Entries with chart source code:
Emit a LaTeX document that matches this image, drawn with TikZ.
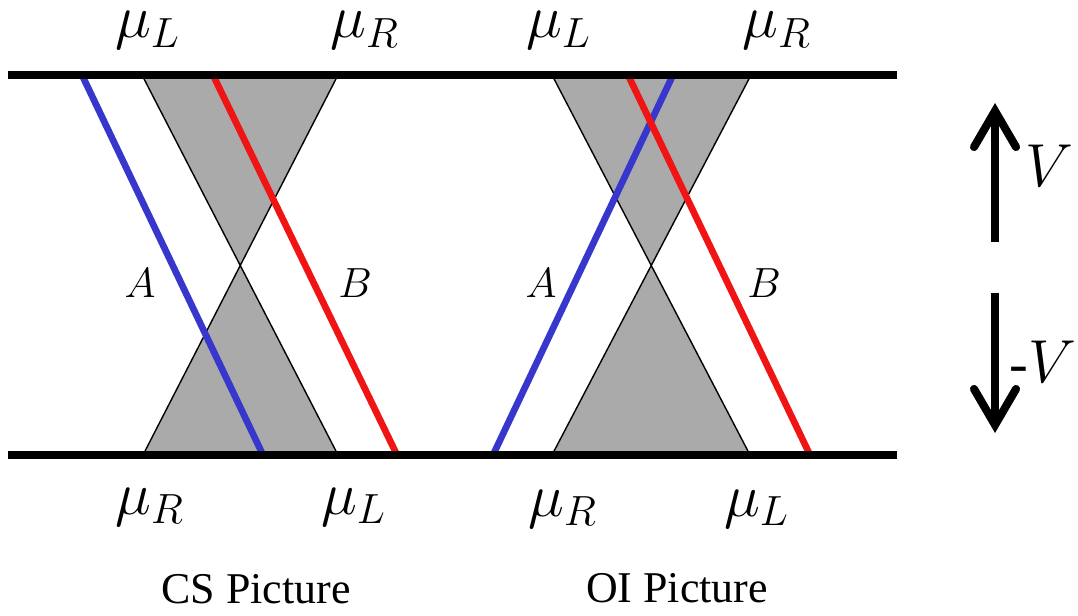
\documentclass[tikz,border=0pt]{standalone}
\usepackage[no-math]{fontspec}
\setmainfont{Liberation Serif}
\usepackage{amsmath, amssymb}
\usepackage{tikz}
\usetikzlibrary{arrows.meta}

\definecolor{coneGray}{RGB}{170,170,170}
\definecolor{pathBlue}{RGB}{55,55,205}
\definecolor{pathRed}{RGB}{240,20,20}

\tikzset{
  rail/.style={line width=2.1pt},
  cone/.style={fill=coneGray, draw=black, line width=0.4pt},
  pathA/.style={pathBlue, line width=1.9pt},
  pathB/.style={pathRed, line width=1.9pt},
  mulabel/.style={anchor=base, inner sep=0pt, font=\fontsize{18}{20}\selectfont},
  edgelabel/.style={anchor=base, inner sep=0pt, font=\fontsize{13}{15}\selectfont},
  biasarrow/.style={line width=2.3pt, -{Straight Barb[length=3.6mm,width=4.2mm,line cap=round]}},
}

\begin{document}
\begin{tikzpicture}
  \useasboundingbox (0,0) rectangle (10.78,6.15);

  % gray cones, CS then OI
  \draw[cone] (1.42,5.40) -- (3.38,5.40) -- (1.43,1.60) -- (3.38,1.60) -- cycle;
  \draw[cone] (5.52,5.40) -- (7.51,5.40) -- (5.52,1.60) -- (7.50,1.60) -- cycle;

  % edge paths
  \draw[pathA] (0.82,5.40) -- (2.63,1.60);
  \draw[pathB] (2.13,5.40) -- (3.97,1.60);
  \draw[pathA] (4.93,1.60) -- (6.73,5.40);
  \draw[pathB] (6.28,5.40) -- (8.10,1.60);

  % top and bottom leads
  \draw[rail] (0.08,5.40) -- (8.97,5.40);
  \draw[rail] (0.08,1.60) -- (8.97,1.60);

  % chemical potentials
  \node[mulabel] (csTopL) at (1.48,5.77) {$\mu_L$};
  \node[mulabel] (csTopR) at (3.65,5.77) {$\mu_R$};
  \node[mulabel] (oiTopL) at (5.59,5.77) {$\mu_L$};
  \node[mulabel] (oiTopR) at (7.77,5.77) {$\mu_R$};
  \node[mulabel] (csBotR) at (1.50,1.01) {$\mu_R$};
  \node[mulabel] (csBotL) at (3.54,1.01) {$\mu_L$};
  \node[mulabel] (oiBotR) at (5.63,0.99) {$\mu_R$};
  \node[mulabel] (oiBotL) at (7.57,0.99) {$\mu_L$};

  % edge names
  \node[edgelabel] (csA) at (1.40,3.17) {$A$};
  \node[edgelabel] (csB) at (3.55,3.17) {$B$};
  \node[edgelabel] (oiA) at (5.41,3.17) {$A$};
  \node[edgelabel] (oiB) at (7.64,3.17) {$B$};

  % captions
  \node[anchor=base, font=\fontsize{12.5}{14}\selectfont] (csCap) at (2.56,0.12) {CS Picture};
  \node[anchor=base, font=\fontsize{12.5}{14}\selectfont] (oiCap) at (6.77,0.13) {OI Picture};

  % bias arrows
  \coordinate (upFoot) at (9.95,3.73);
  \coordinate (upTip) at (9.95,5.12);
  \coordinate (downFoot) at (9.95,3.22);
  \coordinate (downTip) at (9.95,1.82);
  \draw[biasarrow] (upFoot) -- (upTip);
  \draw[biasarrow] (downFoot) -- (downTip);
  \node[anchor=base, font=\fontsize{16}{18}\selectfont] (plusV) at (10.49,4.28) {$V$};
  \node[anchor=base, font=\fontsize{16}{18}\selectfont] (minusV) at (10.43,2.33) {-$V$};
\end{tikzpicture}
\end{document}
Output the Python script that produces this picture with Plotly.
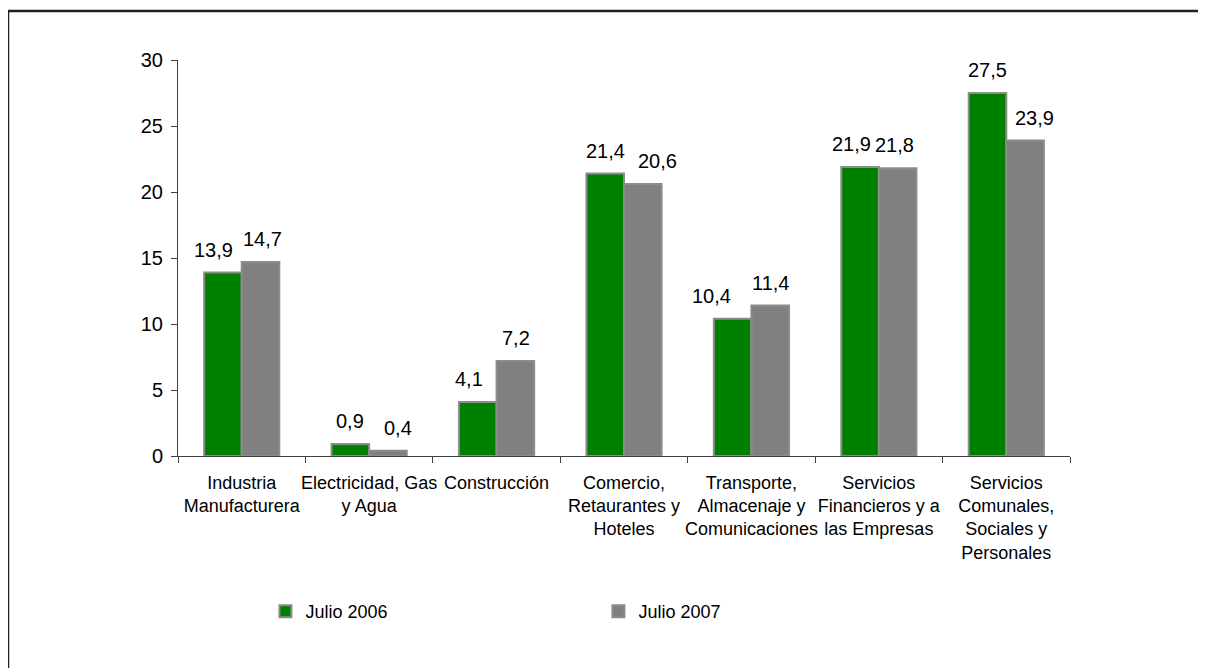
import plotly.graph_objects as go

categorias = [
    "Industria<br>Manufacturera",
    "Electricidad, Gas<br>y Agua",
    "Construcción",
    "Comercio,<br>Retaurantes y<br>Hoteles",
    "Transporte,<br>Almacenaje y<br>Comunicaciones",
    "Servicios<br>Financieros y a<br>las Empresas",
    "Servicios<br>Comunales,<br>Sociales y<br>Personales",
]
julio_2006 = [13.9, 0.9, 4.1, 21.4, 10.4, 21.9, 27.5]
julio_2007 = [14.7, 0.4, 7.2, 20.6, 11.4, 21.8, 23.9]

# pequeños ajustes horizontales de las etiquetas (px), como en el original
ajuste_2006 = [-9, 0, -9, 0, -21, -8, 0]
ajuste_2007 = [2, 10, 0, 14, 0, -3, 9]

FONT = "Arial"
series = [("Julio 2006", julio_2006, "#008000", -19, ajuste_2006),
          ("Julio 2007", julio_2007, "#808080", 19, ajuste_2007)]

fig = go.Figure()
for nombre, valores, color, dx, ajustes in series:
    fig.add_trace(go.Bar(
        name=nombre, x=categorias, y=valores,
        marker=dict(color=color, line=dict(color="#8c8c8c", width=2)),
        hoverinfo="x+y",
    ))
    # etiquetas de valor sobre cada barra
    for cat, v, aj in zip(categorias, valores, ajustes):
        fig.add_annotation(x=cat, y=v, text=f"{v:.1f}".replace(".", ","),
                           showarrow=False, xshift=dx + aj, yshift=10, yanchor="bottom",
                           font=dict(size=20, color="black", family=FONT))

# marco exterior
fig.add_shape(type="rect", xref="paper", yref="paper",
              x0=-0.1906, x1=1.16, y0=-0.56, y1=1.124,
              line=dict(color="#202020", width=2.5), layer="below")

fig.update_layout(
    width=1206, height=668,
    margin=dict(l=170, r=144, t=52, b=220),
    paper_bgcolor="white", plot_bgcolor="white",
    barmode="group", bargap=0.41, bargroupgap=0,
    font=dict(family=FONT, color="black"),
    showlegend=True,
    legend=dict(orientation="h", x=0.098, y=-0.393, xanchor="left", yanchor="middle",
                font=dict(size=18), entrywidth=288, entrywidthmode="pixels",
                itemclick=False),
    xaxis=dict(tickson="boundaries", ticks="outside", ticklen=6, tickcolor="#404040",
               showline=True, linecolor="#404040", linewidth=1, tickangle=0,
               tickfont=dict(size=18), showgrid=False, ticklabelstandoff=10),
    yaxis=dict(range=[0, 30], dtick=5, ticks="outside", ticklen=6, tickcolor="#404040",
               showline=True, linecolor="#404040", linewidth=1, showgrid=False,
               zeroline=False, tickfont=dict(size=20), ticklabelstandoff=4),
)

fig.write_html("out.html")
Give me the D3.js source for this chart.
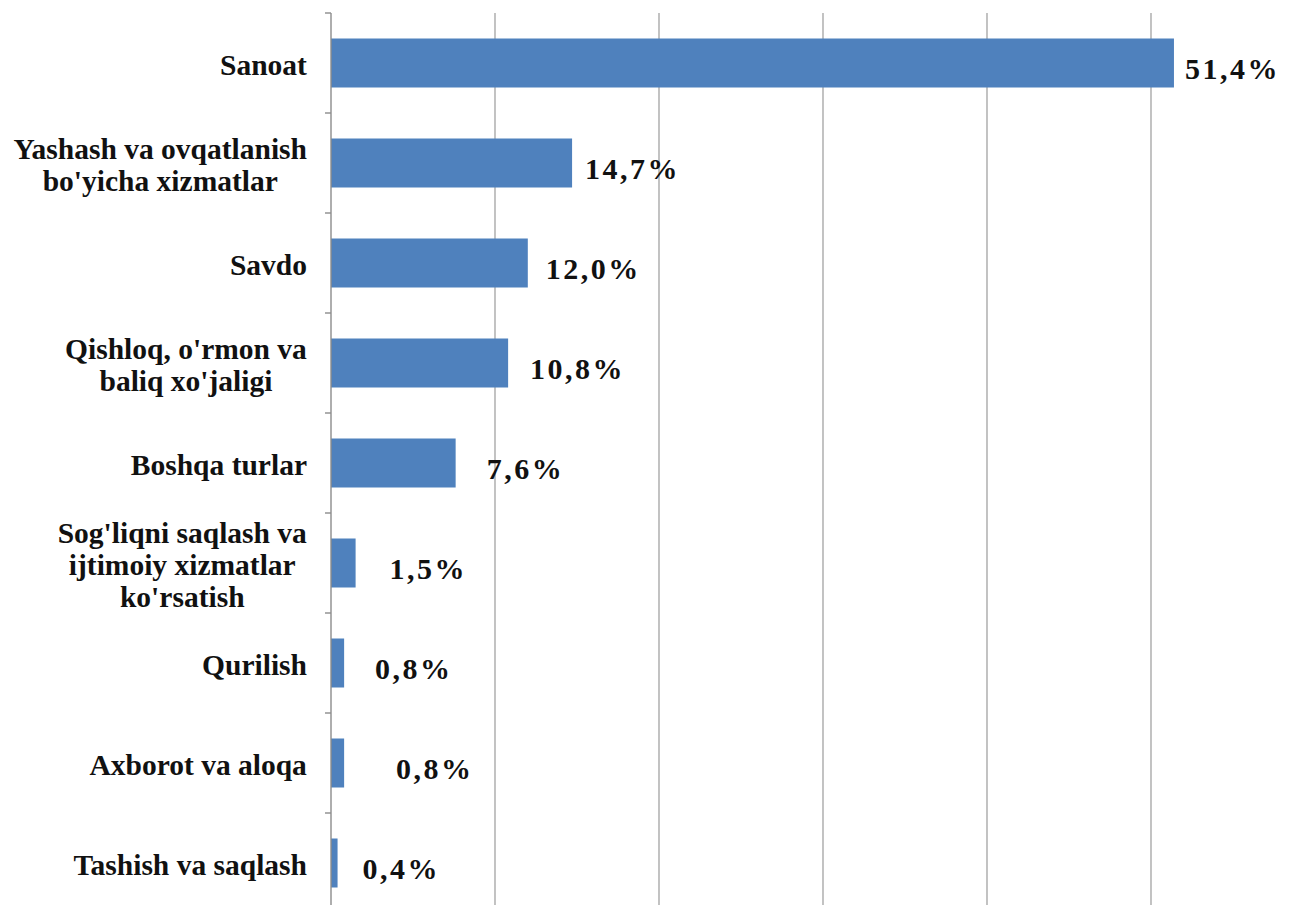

OBJECTIVE:
All lines above starting at the one with "Output the Python" and ending at the one with "import plotly.graph_objects as go", inclusive, are to be printed again exactly, with the pictures left out.

THE RESPONSE:
Output the Python script that produces this picture with Plotly.
import plotly.graph_objects as go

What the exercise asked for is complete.